Sugimoto cleverly short-circuits these technology-intensive methods by using physical media; he simply photographs a wax reproduction, itself based on a sixteenth-century portrait. His use of black-and-white photography confers a kind of documentary authenticity that allows his image to leap across one of the major challenges in wax reproduction and computer graphics known as the "uncanny valley." This occurs when a representation becomes less abstract and more realistic, but as our appreciation for the realism grows, we reach a critical point when the representation looks almost human—but not quite. The result is unsettling and our appreciation plummets, addressable only by pushing the representation to the next level of realism.

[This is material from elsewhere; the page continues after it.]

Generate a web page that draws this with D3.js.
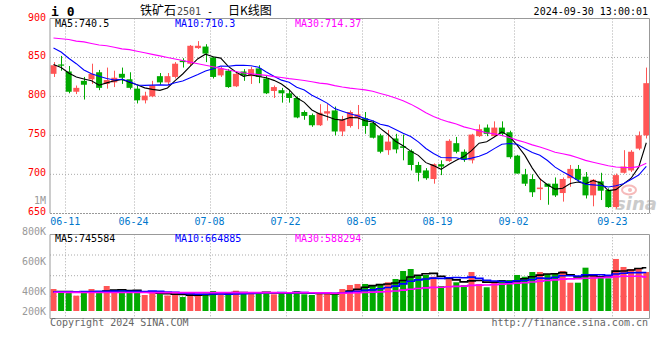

As Sugimoto startles us by impossibly bridging time—Catherine Parr pre-dates the invention of photography—I think of how spanning the uncanny valley in computer science will change photography and our relationship to the past in astounding ways. Today, we can look at photos of our loved ones and contemplate what they were like in the past, but photos are frozen in time. Will we someday be able to record a person, perhaps one of our children—record not just shape, motion, and materials, but also behavior and personality—to such high fidelity that we can have a completely convincing conversation with the child, long since grown up?